Ausbeutung ist keine Innovation
Die flämische Wirtschaftszeitung De Tijd beschäftigt sich mit dem gestrigen Urteil des Brüsseler Arbeitsgerichts, dass die Kuriere des Essenslieferdienstes Deliveroo keine Arbeitnehmer sind, sondern Selbstständige. Die Zeitung fragt sich: Hält die Sharing Economy der Prüfung durch das belgische Arbeitsrecht stand? Die Frage ist schon seit einiger Zeit aktuell, aber jetzt wird sie vor den Brüsseler Gerichten verhandelt. Nachdem das Berufungsgericht im vergangenen Monat den Taxidienst Uber verboten hatte, entschied das Arbeitsgericht gestern, dass der Essenslieferdienst Deliveroo zu Recht einige seiner Kuriere als Selbstständige beschäftigt. Die beiden Urteile gehen in unterschiedliche Richtungen. Sie sind nicht die einzigen Anzeichen dafür, dass wir uns mit dieser neuen Wirtschaftsform noch schwer tun. Gleichzeitig stellt sich die Frage, wann der Nutzen für die Kunden in Ausbeutung übergeht. Die Untergrabung der Sozialgesetzgebung ist keine Innovation, sondern ein Verbrechen. Eine gute Regelung für die Sharing Economy sollte nicht unmöglich sein. Lassen wir aber nicht zu, dass die sozialen Mindeststandards untergraben werden.
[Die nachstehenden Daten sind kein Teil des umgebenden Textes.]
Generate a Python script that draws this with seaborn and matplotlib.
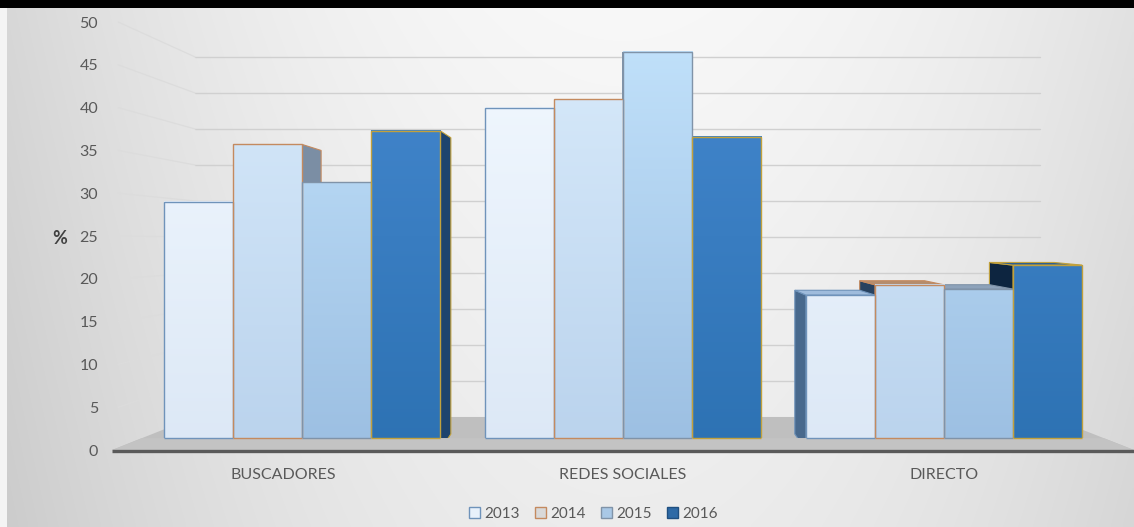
import numpy as np
import pandas as pd
import matplotlib
matplotlib.use("Agg")
import matplotlib.pyplot as plt
from matplotlib.patches import Polygon, Rectangle, Patch
from matplotlib.colors import to_rgb
import seaborn as sns

# ---- data -------------------------------------------------------------
categories = ["BUSCADORES", "REDES SOCIALES", "DIRECTO"]
years = ["2013", "2014", "2015", "2016"]
v2013 = [29.0, 40.0, 18.1]
v2014 = [35.7, 41.0, 19.3]
v2015 = [31.3, 46.5, 18.8]
v2016 = [37.3, 36.6, 21.6]
y_ticks = [0, 5, 10, 15, 20, 25, 30, 35, 40, 45, 50]

series = {"2013": v2013, "2014": v2014, "2015": v2015, "2016": v2016}
df = pd.DataFrame(
    [(cat, yr, vals[i]) for yr, vals in series.items() for i, cat in enumerate(categories)],
    columns=["canal", "año", "valor"],
)

# ---- styling ----------------------------------------------------------
grad_bottom = {"2013": "#dce8f6", "2014": "#bad3ed", "2015": "#9cbfe2", "2016": "#2d72b3"}
grad_top = {"2013": "#f3f9ff", "2014": "#d9ebfb", "2015": "#c2e2fb", "2016": "#4588cf"}
edge = {"2013": "#6f93ba", "2014": "#c48a5f", "2015": "#8093a8", "2016": "#c2a13c"}
right_face = {"2013": "#7f9bbd", "2014": "#7b8ea4", "2015": "#6d87a6", "2016": "#1e446e"}
left_face = {"2013": "#48698d", "2014": "#27425f", "2015": "#3d5c80", "2016": "#0d2540"}
top_face = {"2013": "#9fbcdc", "2014": "#b58d6d", "2015": "#8da2ba", "2016": "#2b5e92"}
legend_fill = {"2013": "#e8f1fb", "2014": "#d9d9d9", "2015": "#a9c8e6", "2016": "#2e6aa6"}

TXT = "#595959"

sns.set_theme(style="white")
plt.rcParams["font.family"] = ["Lato", "DejaVu Sans"]

W, H = 1134, 527
fig = plt.figure(figsize=(W / 100, H / 100), dpi=100)

# soft grey backdrop, brightest in the upper middle
bg = fig.add_axes([0, 0, 1, 1], zorder=-10)
gx = np.linspace(0, 1, 300)[None, :]
gy = np.linspace(0, 1, 150)[:, None]
bright = 0.972 - 0.13 * ((gx - 0.55) / 0.55) ** 2 - 0.045 * gy
bg.imshow(np.dstack([bright] * 3).clip(0, 1), extent=[0, 1, 0, 1], origin="upper",
          aspect="auto", interpolation="bilinear")
bg.set_xlim(0, 1)
bg.set_ylim(0, 1)
bg.set_axis_off()

# pale strip on the left edge and black band along the top edge
fig.patches.append(Rectangle((0, 0), 7 / W, 1, transform=fig.transFigure,
                             facecolor="#f4f4f4", edgecolor="none", zorder=4))
fig.patches.append(Rectangle((0, 1 - 8 / H), 1, 8 / H, transform=fig.transFigure,
                             facecolor="black", edgecolor="none", zorder=5))

XL, XR = -0.592, 2.592
YB, YT = -0.3, 50.2
ax = fig.add_axes([0.0988, 0.1412, 0.9012, 0.8203], zorder=1)
ax.patch.set_alpha(0)

sns.barplot(data=df, x="canal", y="valor", hue="año", order=categories,
            hue_order=years, width=0.86, palette=[grad_bottom[y] for y in years],
            saturation=1, errorbar=None, legend=False, ax=ax)

# ---- pseudo-3D scene --------------------------------------------------
VPX, VPY = 0.99, 25.9
SX, SY = 0.94, 0.928


def back(x, y):
    return VPX + SX * (x - VPX), VPY + SY * (y - VPY)


# floor
FLOOR_BACK = 3.86
fx_l_back, fx_r_back = -0.333, 2.33
floor = Polygon([(XL, 0), (XR, 0), (fx_r_back, FLOOR_BACK), (fx_l_back, FLOOR_BACK)],
                closed=True, facecolor="#bfbfbf", edgecolor="none", zorder=0.5)
ax.add_patch(floor)

# back-wall gridlines and their slanted continuation on the side wall
for v in y_ticks[1:]:
    yb = (450 - (417 - 7.2 * v)) / 8.56
    ax.plot([fx_l_back, 2.30], [yb, yb], color="#d0d0d0", lw=1.0, zorder=0.6)
    ax.plot([-0.573, fx_l_back], [v, yb], color="#dcdcdc", lw=0.9, zorder=0.6)

# collect bars in left-to-right order
bars = sorted([p for p in ax.patches if isinstance(p, Rectangle) and p.get_height() > 0],
              key=lambda p: p.get_x())
info = []
for k, p in enumerate(bars):
    yr = years[k % 4]
    x0, x1, h = p.get_x(), p.get_x() + p.get_width(), p.get_height()
    info.append((p, yr, x0, x1, h))

# side and top faces, farthest from the viewpoint first
for p, yr, x0, x1, h in sorted(info, key=lambda t: -abs((t[2] + t[3]) / 2 - VPX)):
    xc = (x0 + x1) / 2
    if xc < VPX:
        xs, col = x1, right_face[yr]
    else:
        xs, col = x0, left_face[yr]
    bx0, by0 = back(xs, 0)
    bx1, by1 = back(xs, h)
    ax.add_patch(Polygon([(xs, 0), (xs, h), (bx1, by1), (bx0, by0)], closed=True,
                         facecolor=col, edgecolor=edge[yr], lw=0.8, zorder=2))
    if h < VPY:
        a = back(x0, h)
        b = back(x1, h)
        ax.add_patch(Polygon([(x0, h), (x1, h), b, a], closed=True,
                             facecolor=top_face[yr], edgecolor=edge[yr], lw=0.8, zorder=2))

# front faces with a gentle vertical gradient
for p, yr, x0, x1, h in info:
    c0, c1 = np.array(to_rgb(grad_bottom[yr])), np.array(to_rgb(grad_top[yr]))
    t = np.linspace(0, h / 50.0, 64)[:, None, None]
    img = c0 + (c1 - c0) * t
    ax.imshow(img, extent=[x0, x1, 0, h], origin="lower", aspect="auto",
              interpolation="bilinear", zorder=3)
    p.set_facecolor("none")
    p.set_edgecolor(edge[yr])
    p.set_linewidth(1.0)
    p.set_zorder(4)

# strip of floor in front of the bars, with the bars' bottom edges on it
FRONT = 1.4
xl_f = XL + (FRONT / FLOOR_BACK) * (fx_l_back - XL)
xr_f = XR - (FRONT / FLOOR_BACK) * (XR - fx_r_back)
ax.add_patch(Polygon([(XL, 0), (XR, 0), (xr_f, FRONT), (xl_f, FRONT)], closed=True,
                     facecolor="#c3c3c3", edgecolor="none", zorder=5))
for p, yr, x0, x1, h in info:
    ax.plot([x0, x1], [FRONT, FRONT], color=edge[yr], lw=1.0, zorder=5.5,
            solid_capstyle="butt")

# base line
ax.plot([XL, XR], [-0.15, -0.15], color="#5a5a5a", lw=2.4, zorder=6,
        solid_capstyle="butt", clip_on=False)

# ---- axes cosmetics ---------------------------------------------------
ax.set_xlim(XL, XR)
ax.set_ylim(YB, YT)
ax.set_yticks(y_ticks)
ax.set_yticklabels([str(t) for t in y_ticks])
ax.set_xticks([-0.06, 1, 2])
ax.set_xticklabels(categories)
ax.tick_params(axis="y", length=0, pad=10, labelsize=11.5, labelcolor=TXT)
ax.tick_params(axis="x", length=0, pad=11, labelsize=11.5, labelcolor=TXT)
ax.set_xlabel("")
ax.set_ylabel("")
for s in ax.spines.values():
    s.set_visible(False)
ax.grid(False)

fig.text(60 / W, 1 - 238 / H, "%", fontsize=13, color="#404040",
         fontweight="bold", ha="center", va="center")

handles = [Patch(facecolor=legend_fill[y], edgecolor=edge[y] if y != "2016" else "#1f4f80",
                 linewidth=1.0) for y in years]
fig.legend(handles, years, loc="center", bbox_to_anchor=(593 / W, 1 - 514 / H),
           ncol=4, frameon=False, fontsize=11, handlelength=0.75, handleheight=0.75,
           handletextpad=0.25, columnspacing=1.0, labelcolor=TXT)

fig.savefig("out.png", dpi=100)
Scholz muss Sicherheit vermitteln
Le Soir kommentiert den gestrigen Startschuss der neuen Ampelregierung in Deutschland. Zum ersten Mal soll eine Dreier-Koalition die Geschicke dieses wirtschaftlichen, sozialen und politischen Schwergewichts steuern. Der neue Bundeskanzler Olaf Scholz und sein mit Frauen und Männern paritätisch besetztes Kabinett, bei dem Schlüsselressorts wie Außen-, Innen- und Verteidigungsministerium mit Frauen besetzt werden, kündigen ein neues Kapitel in der Geschichte des Landes an. In einem instabilen europäischen Kontext müssen Scholz und sein Team den anderen EU-Länder Sicherheit vermitteln, indem es die strategische Souveränität der EU stärkt und die gemeinsamen europäischen Interessen verteidigt.